Abstract: A Global Enhanced Vibrational Kinetic (GEVKM) model is presented for a new High Current Negative Hydrogen Ion Source (HCNHIS) developed by Busek Co. Inc. and Worcester Polytechnic Institute. The HCNHIS consists of a high-pressure radio-frequency discharge (RFD) chamber where high-lying vibrational states of the hydrogen molecules are produced, a bypass system, a nozzle, and a low-pressure negative hydrogen ion production region where $\text{H}^-$ are generated by the dissociative attachment of low energy electrons to rovibrationally excited hydrogen molecules.
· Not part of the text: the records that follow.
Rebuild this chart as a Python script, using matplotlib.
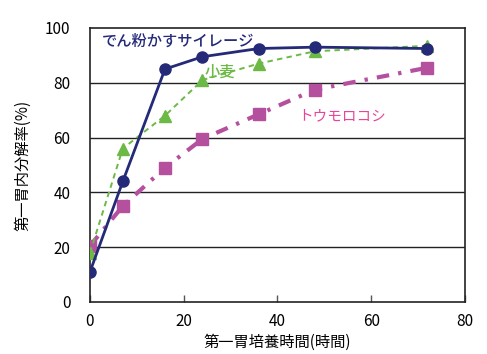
import matplotlib
matplotlib.use("Agg")
import matplotlib.pyplot as plt

plt.rcParams['font.family'] = ['Noto Sans CJK JP', 'DejaVu Sans']

# data
hours = [0, 7, 16, 24, 36, 48, 72]
silage = [11, 44, 85, 89.5, 92.5, 93, 92.5]     # でん粉かすサイレージ
wheat = [18, 56, 68, 81, 87, 91.5, 93.5]        # 小麦
corn = [20.5, 35, 49, 59.5, 68.5, 77.5, 85.5]   # トウモロコシ

x_ticks = [0, 20, 40, 60, 80]
y_ticks = [0, 20, 40, 60, 80, 100]

navy = '#252a78'
green = '#6cb945'
magenta = '#b5509e'

fig = plt.figure(figsize=(4.87, 3.54), dpi=100)
ax = fig.add_axes([0.1848, 0.147, 0.770, 0.774])

# horizontal grid lines
for y in y_ticks[1:-1]:
    ax.axhline(y, color='#222222', lw=1.0, zorder=1)

ax.plot(hours, corn, color=magenta, lw=3, dashes=[3, 2.2, 0.8, 2.2],
        marker='s', ms=8.5, mec=magenta, mfc=magenta, zorder=3)
ax.plot(hours, wheat, color=green, lw=1.4, dashes=[2.8, 2.2],
        marker='^', ms=9, mec=green, mfc=green, zorder=4)
ax.plot(hours, silage, color=navy, lw=2,
        marker='o', ms=8, mec=navy, mfc=navy, zorder=5)

ax.text(2.5, 95.3, 'でん粉かすサイレージ', color=navy, fontsize=11,
        fontweight='medium', va='center', ha='left')
ax.text(24.5, 84, '小麦', color=green, fontsize=11, fontweight='medium',
        va='center', ha='left')
ax.text(44.5, 67.8, 'トウモロコシ', color='#e8449a', fontsize=10.5,
        va='center', ha='left')

ax.set_xlim(0, 80)
ax.set_ylim(0, 100)
ax.set_xticks(x_ticks)
ax.set_yticks(y_ticks)
ax.tick_params(axis='x', direction='in', length=5, width=1, color='#555555',
               pad=8, labelsize=11)
ax.tick_params(axis='y', direction='out', length=0, pad=14, labelsize=11)
for s in ax.spines.values():
    s.set_color('#222222')
    s.set_linewidth(1.2)

ax.set_xlabel('第一胃培養時間(時間)', fontsize=11, labelpad=3)
ax.set_ylabel('第一胃内分解率(%)', fontsize=11, labelpad=10)

fig.savefig('out.png', dpi=100)
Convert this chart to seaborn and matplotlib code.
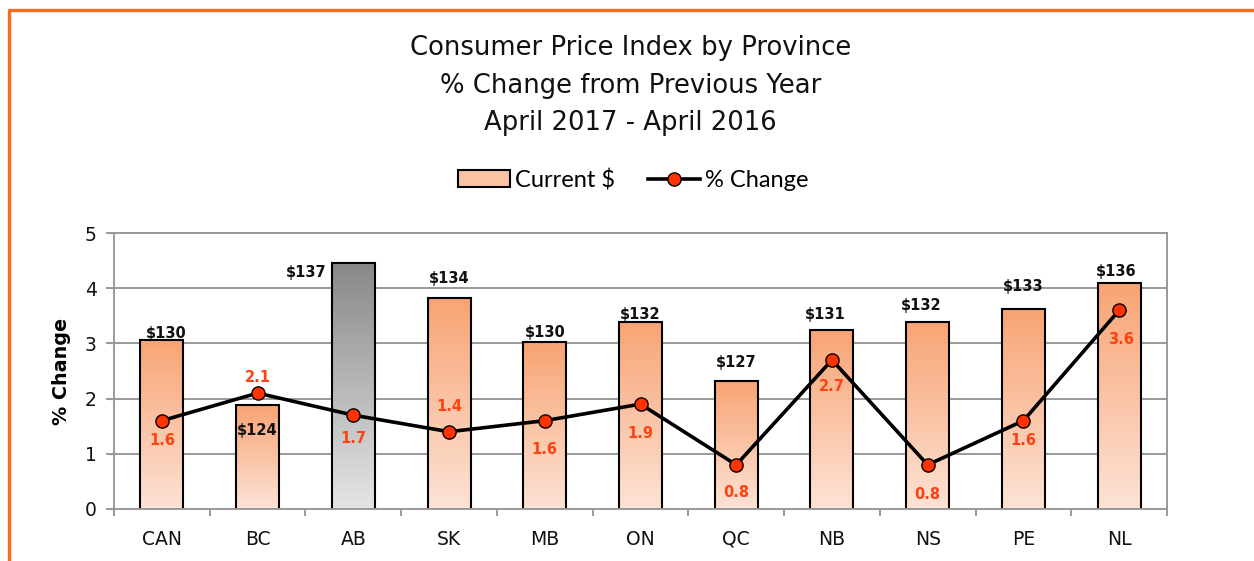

The GEVKM is developed from moment equations for multi-temperature chemically reacting plasmas derived from the Wang Chang-Uhlenbeck equations for a cylindrical geometry of an inductively coupled RFD chamber. The species included into the model are $\text{H}(n), n=0-3, \text{H}_2(v), v=0-14, \text{H}^+, \text{H}_2^+, \text{H}_3^+, \text{H}^-$, and $e$. The volume-averaged steady-state continuity equations coupled with the electron energy equation, the total energy equation and heat transfer to the chamber walls are solved simultaneously to obtain the volume-averaged number densities of the plasma components, the electron, heavy-particle and wall temperatures. The GEVKM is supplemented by a comprehensive set of surface and volumetric chemical processes governing vibrational and ionization kinetics of hydrogen plasmas. Analytic boundary conditions developed for the flow in the bypass tubes and in the nozzle take into account rarefaction effects and are validated by comparing pressures predictions in the RFD chamber with the pressure measurements. The GEVKM is verified and validated in the wide range of pressures and absorbed powers of different plasma reactors and is used in a parametric investigation of the RFD chamber of the HCNHIS with hydrogen inlet flow rates 5-1000 sccm and absorbed powers 200-1000 W.